**Written instruction:** Filter the data below for the string "this" and copy each matching line.
────────────────────
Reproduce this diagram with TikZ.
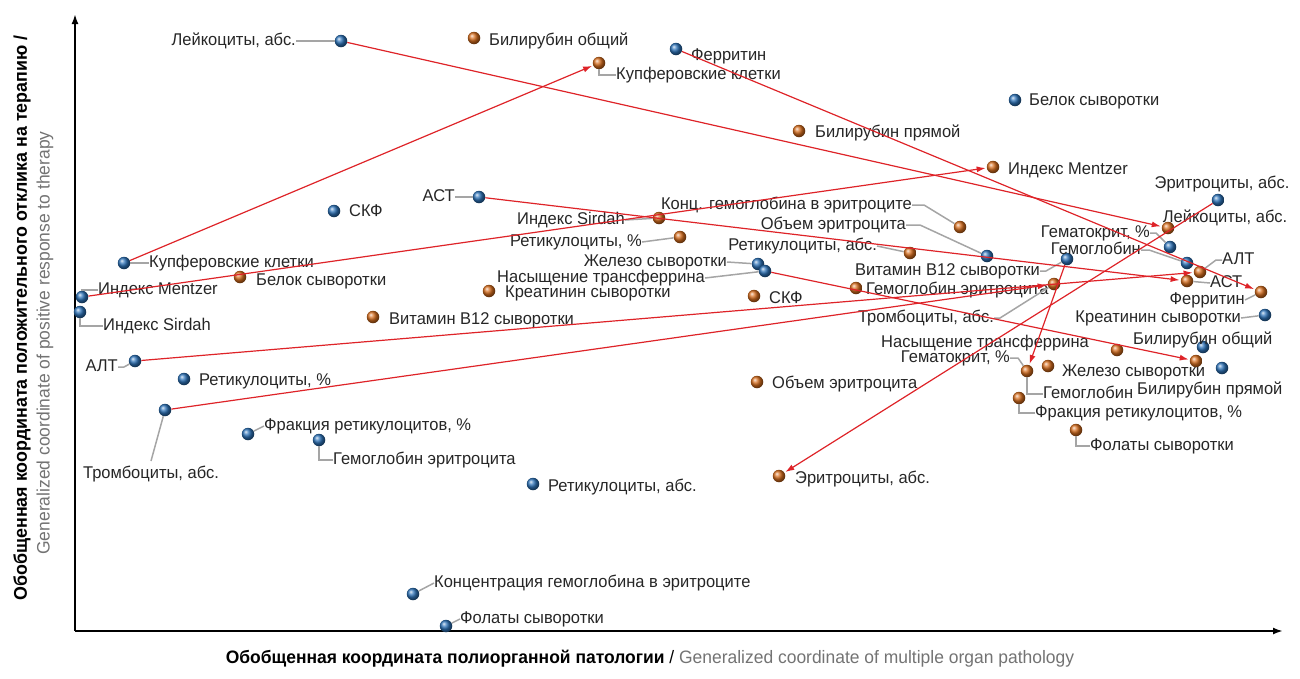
\documentclass[tikz,border=0pt]{standalone}
\usepackage{fontspec}
\setmainfont[FakeStretch=0.97]{Liberation Sans}
\usepackage{tikz}
\usetikzlibrary{arrows.meta,positioning}
\definecolor{ballblue}{RGB}{45,115,185}
\definecolor{ballorange}{RGB}{215,110,30}
\definecolor{arrred}{RGB}{222,35,40}
\definecolor{leadgray}{RGB}{165,165,165}
\begin{document}
\begin{tikzpicture}[x=1pt,y=-1pt,
  bdot/.style={circle,inner sep=0pt,minimum size=12.5pt,ball color=ballblue},
  odot/.style={circle,inner sep=0pt,minimum size=12.5pt,ball color=ballorange},
  lbl/.style={font=\fontsize{17}{19}\selectfont,text=black!85,inner sep=0pt,text height=12pt,text depth=3.5pt},
  lead/.style={draw=leadgray,line width=1.5pt},
  arr/.style={draw=arrred,line width=1.2pt,-{Latex[length=9pt,width=6pt]},shorten >=1pt}]
\useasboundingbox (0,0) rectangle (1300,678);

%axes
\coordinate (origin) at (75,631);
\coordinate (ytip) at (75,14);
\coordinate (xtip) at (1283,631);
\draw[line width=2pt,-{Latex[length=10pt,width=7pt]}] (origin) -- (ytip);
\draw[line width=2pt,-{Latex[length=10pt,width=7pt]}] (origin) -- (xtip);
\node[rotate=90,font=\fontsize{18.4}{20}\selectfont\bfseries] (ytitle) at (22,318) {Обобщенная координата положительного отклика на терапию /};
\node[rotate=90,font=\fontsize{18}{20}\selectfont,text=black!55] (ytitle2) at (45,343) {Generalized coordinate of positive response to therapy};
\node[font=\fontsize{18}{20}\selectfont] (xtitle) at (650,659) {\textbf{Обобщенная координата полиорганной патологии} / \textcolor{black!55}{Generalized coordinate of multiple organ pathology}};

%blue points
\node[bdot] (b-leik) at (341,41) {};
\node[bdot] (b-ferr) at (676,49) {};
\node[bdot] (b-belok) at (1015,100) {};
\node[bdot] (b-skf) at (334,211) {};
\node[bdot] (b-ast) at (479,197) {};
\node[bdot] (b-kupf) at (124,263) {};
\node[bdot] (b-mentz) at (82,297) {};
\node[bdot] (b-sird) at (80,312) {};
\node[bdot] (b-alt) at (135,361) {};
\node[bdot] (b-retp) at (184,379) {};
\node[bdot] (b-tromb) at (165,410) {};
\node[bdot] (b-frak) at (248,434) {};
\node[bdot] (b-hemer) at (319,440) {};
\node[bdot] (b-retabs) at (533,484) {};
\node[bdot] (b-konc) at (413,594) {};
\node[bdot] (b-folat) at (446,626) {};
\node[bdot] (b-zhel) at (758,264) {};
\node[bdot] (b-nas) at (765,271) {};
\node[bdot] (b-obem) at (987,256) {};
\node[bdot] (b-b12) at (1067,259) {};
\node[bdot] (b-eritr) at (1218,200) {};
\node[bdot] (b-gemat) at (1170,247) {};
\node[bdot] (b-gemgl) at (1187,263) {};
\node[bdot] (b-kreat) at (1265,315) {};
\node[bdot] (b-bilo) at (1203,347) {};
\node[bdot] (b-bilp) at (1222,368) {};

%orange points
\node[odot] (o-bilo) at (474,38) {};
\node[odot] (o-kupf) at (599,63) {};
\node[odot] (o-bilp) at (799,131) {};
\node[odot] (o-mentz) at (993,167) {};
\node[odot] (o-sird) at (659,218) {};
\node[odot] (o-retp) at (680,237) {};
\node[odot] (o-belok) at (240,277) {};
\node[odot] (o-kreat) at (489,291) {};
\node[odot] (o-b12) at (373,317) {};
\node[odot] (o-skf) at (754,296) {};
\node[odot] (o-hemer) at (856,288) {};
\node[odot] (o-obem) at (757,382) {};
\node[odot] (o-eritr) at (779,476) {};
\node[odot] (o-konc) at (960,227) {};
\node[odot] (o-retabs) at (910,253) {};
\node[odot] (o-tromb) at (1054,284) {};
\node[odot] (o-leik) at (1168,228) {};
\node[odot] (o-alt) at (1200,272) {};
\node[odot] (o-ast) at (1187,281) {};
\node[odot] (o-ferr) at (1261,292) {};
\node[odot] (o-nas) at (1117,350) {};
\node[odot] (o-gemat) at (1027,371) {};
\node[odot] (o-zhel) at (1048,366) {};
\node[odot] (o-frak) at (1019,398) {};
\node[odot] (o-folat) at (1076,430) {};
\node[odot] (o-x) at (1196,361) {};

%labels, blue
\node[lbl,anchor=east] (l-b-leik) at (296,41) {Лейкоциты, абс.};
\node[lbl,anchor=west] (l-b-ferr) at (691,56) {Ферритин};
\node[lbl,anchor=west] (l-b-belok) at (1029,101) {Белок сыворотки};
\node[lbl,anchor=west] (l-b-skf) at (349,212) {СКФ};
\node[lbl,anchor=east] (l-b-ast) at (455,197) {АСТ};
\node[lbl,anchor=west] (l-b-kupf) at (149,263) {Купферовские клетки};
\node[lbl,anchor=west] (l-b-mentz) at (98,290) {Индекс Mentzer};
\node[lbl,anchor=west] (l-b-sird) at (103,326) {Индекс Sirdah};
\node[lbl,anchor=east] (l-b-alt) at (118,367) {АЛТ};
\node[lbl,anchor=west] (l-b-retp) at (199,381) {Ретикулоциты, \%};
\node[lbl,anchor=north] (l-b-tromb) at (151,466) {Тромбоциты, абс.};
\node[lbl,anchor=west] (l-b-frak) at (264,426) {Фракция ретикулоцитов, \%};
\node[lbl,anchor=west] (l-b-hemer) at (333,460) {Гемоглобин эритроцита};
\node[lbl,anchor=west] (l-b-retabs) at (548,487) {Ретикулоциты, абс.};
\node[lbl,anchor=west] (l-b-konc) at (434,583) {Концентрация гемоглобина в эритроците};
\node[lbl,anchor=west] (l-b-folat) at (460,619) {Фолаты сыворотки};
\node[lbl,anchor=east] (l-b-zhel) at (727,262) {Железо сыворотки};
\node[lbl,anchor=east] (l-b-nas) at (705,278) {Насыщение трансферрина};
\node[lbl,anchor=east] (l-b-obem) at (906,225) {Объем эритроцита};
\node[lbl,anchor=east] (l-b-b12) at (1040,271) {Витамин B12 сыворотки};
\node[lbl] (l-b-eritr) at (1222,184) {Эритроциты, абс.};
\node[lbl,anchor=east] (l-b-gemat) at (1150,233) {Гематокрит, \%};
\node[lbl,anchor=east] (l-b-gemgl) at (1141,250) {Гемоглобин};
\node[lbl,anchor=east] (l-b-kreat) at (1241,318) {Креатинин сыворотки};
\node[lbl,anchor=west] (l-b-bilo) at (1133,340) {Билирубин общий};
\node[lbl,anchor=west] (l-b-bilp) at (1137,390) {Билирубин прямой};

%labels, orange
\node[lbl,anchor=west] (l-o-bilo) at (489,41) {Билирубин общий};
\node[lbl,anchor=west] (l-o-kupf) at (616,75) {Купферовские клетки};
\node[lbl,anchor=west] (l-o-bilp) at (815,133) {Билирубин прямой};
\node[lbl,anchor=west] (l-o-mentz) at (1008,170) {Индекс Mentzer};
\node[lbl,anchor=east] (l-o-sird) at (625,220) {Индекс Sirdah};
\node[lbl,anchor=east] (l-o-retp) at (642,242) {Ретикулоциты, \%};
\node[lbl,anchor=west] (l-o-belok) at (256,281) {Белок сыворотки};
\node[lbl,anchor=west] (l-o-kreat) at (505,293) {Креатинин сыворотки};
\node[lbl,anchor=west] (l-o-b12) at (389,320) {Витамин B12 сыворотки};
\node[lbl,anchor=west] (l-o-skf) at (769,299) {СКФ};
\node[lbl,anchor=west] (l-o-hemer) at (866,290) {Гемоглобин эритроцита};
\node[lbl,anchor=west] (l-o-obem) at (772,384) {Объем эритроцита};
\node[lbl,anchor=west] (l-o-eritr) at (795,479) {Эритроциты, абс.};
\node[lbl,anchor=east] (l-o-konc) at (912,205) {Конц. гемоглобина в эритроците};
\node[lbl,anchor=east] (l-o-retabs) at (877,246) {Ретикулоциты, абс.};
\node[lbl,anchor=east] (l-o-tromb) at (994,318) {Тромбоциты, абс.};
\node[lbl] (l-o-leik) at (1225,218) {Лейкоциты, абс.};
\node[lbl,anchor=west] (l-o-alt) at (1222,260) {АЛТ};
\node[lbl,anchor=west] (l-o-ast) at (1210,283) {АСТ};
\node[lbl,anchor=east] (l-o-ferr) at (1245,300) {Ферритин};
\node[lbl,anchor=east] (l-o-nas) at (1089,343) {Насыщение трансферрина};
\node[lbl,anchor=east] (l-o-gemat) at (1010,358) {Гематокрит, \%};
\node[lbl,anchor=west] (l-o-zhel) at (1062,372) {Железо сыворотки};
\node[lbl,anchor=west] (l-o-gemgl) at (1043,394) {Гемоглобин};
\node[lbl,anchor=west] (l-o-frak) at (1035,413) {Фракция ретикулоцитов, \%};
\node[lbl,anchor=west] (l-o-folat) at (1090,446) {Фолаты сыворотки};

%leaders
\draw[lead] (l-b-leik) -- (b-leik);
\draw[lead] (l-b-ast) -- (b-ast);
\draw[lead] (l-b-kupf) -- (b-kupf);
\draw[lead] (l-b-mentz.west) -| (b-mentz);
\draw[lead] (b-sird) |- (l-b-sird.west);
\draw[lead] (l-b-alt.east) -- ++(6,0) -- (b-alt);
\draw[lead] (b-tromb) -- ([yshift=5pt]l-b-tromb.north);
\draw[lead] (b-frak) -- (l-b-frak.west);
\draw[lead] (b-hemer) |- (l-b-hemer.west);
\draw[lead] (b-konc) -- (l-b-konc.west);
\draw[lead] (b-folat) -- (l-b-folat.west);
\draw[lead] (l-b-zhel.east) -- (b-zhel);
\draw[lead] (l-b-nas.east) -- (b-nas);
\draw[lead] (l-b-obem.east) -- ++(14,0) -- (b-obem);
\draw[lead] (l-b-b12.east) -- ++(6,0) -- (b-b12);
\draw[lead] (l-b-gemat.east) -- ++(6,0) -- (b-gemat);
\draw[lead] (l-b-gemgl.east) -- ++(8,0) -- (b-gemgl);
\draw[lead] (l-b-kreat.east) -- (b-kreat);
\draw[lead] (o-kupf) |- (l-o-kupf.west);
\draw[lead] (l-o-sird.east) -- (o-sird);
\draw[lead] (l-o-retp.east) -- (o-retp);
\draw[lead] (l-o-konc.east) -- ++(12,0) -- (o-konc);
\draw[lead] (l-o-retabs.east) -- (o-retabs);
\draw[lead] (l-o-tromb.east) -- ++(6,0) -- (o-tromb);
\draw[lead] (l-o-alt.west) -- ++(-6,0) -- (o-alt);
\draw[lead] (l-o-ast.west) -- (o-ast);
\draw[lead] (l-o-ferr.east) -- (o-ferr);
\draw[lead] (l-o-gemat.east) -- ++(8,0) -- (o-gemat);
\draw[lead] (o-gemat) |- (l-o-gemgl.west);
\draw[lead] (o-frak) |- (l-o-frak.west);
\draw[lead] (o-folat) |- (l-o-folat.west);

%shifts
\draw[arr] (b-leik) -- (o-leik);
\draw[arr] (b-kupf) -- (o-kupf);
\draw[arr] (b-ferr) -- (o-ferr);
\draw[arr] (b-mentz) -- (o-mentz);
\draw[arr] (b-ast) -- (o-ast);
\draw[arr] (b-alt) -- (o-alt);
\draw[arr] (b-tromb) -- (o-tromb);
\draw[arr] (b-nas) -- (o-x);
\draw[arr] (b-b12) -- (o-gemat);
\draw[arr] (b-eritr) -- (o-eritr);
\end{tikzpicture}
\end{document}
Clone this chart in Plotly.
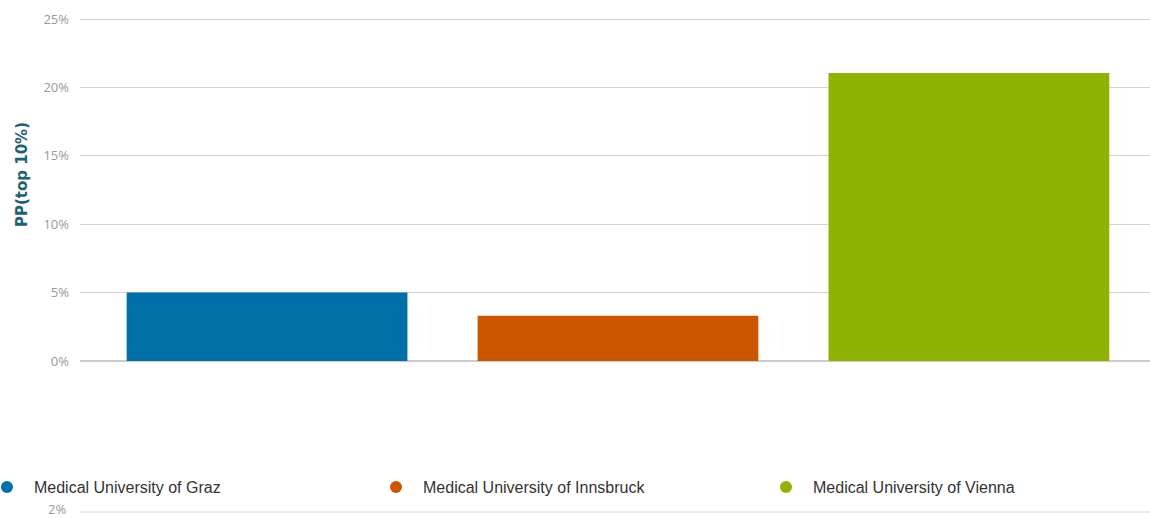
────────────────────
**Answer below:**
Reproduce this diagram with TikZ.
Clone this chart in Plotly.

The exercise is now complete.